McClusky’s work offers a fresh look at how anthropologists can present research in order to focus on people rather than theory. In each narrative and analysis, McClusky places herself and the women she worked with front and center in order to create a humanistic perspective. The grabbing narratives engage the reader and illuminate the distinct experiences of several Maya women by looking at the ways in which they survive, avoid, and escape spousal abuse.
After each touching narrative, McClusky analyzes factors in each case that led to, or prevented, domestic violence. She looks at how such factors as modernization, gender, family structure, and traditional customs affect the way that Maya women resist, avoid, and deal with abuse from their husbands. In order to create a context for the book, the author gives a lifelike explanation of life in the village and a description of the conditions there. These recurrent themes help the reader understand the decisions of the women described in each narrative.

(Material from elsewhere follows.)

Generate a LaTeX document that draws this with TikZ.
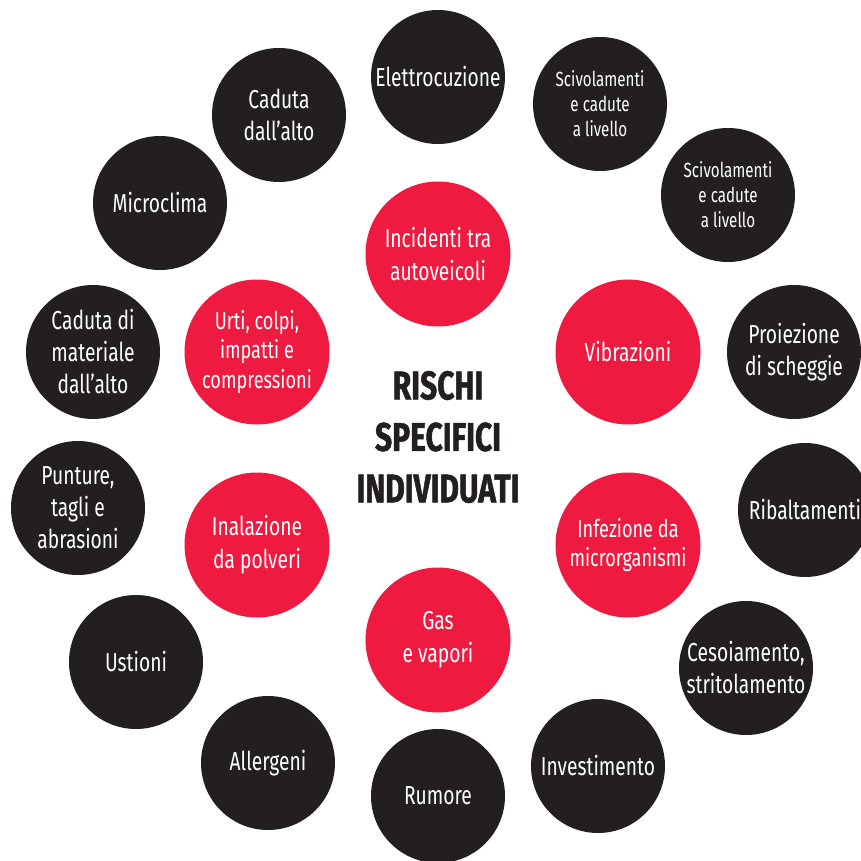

Here Our Culture Is Hard is a well-written and innovative work that forges new ways of looking at and understanding domestic violence. This book is an important contribution not only to readers interested in studying domestic violence and gender relations, but also for any anthropologist searching for alternative ways of presenting research. The unique combination of narrative ethnography and standard anthropological analysis provides a perspective on violence that is both intellectually persuasive and moving. Here Our Culture Is Hard is a powerfully argued ethnography that is both mind-opening and original.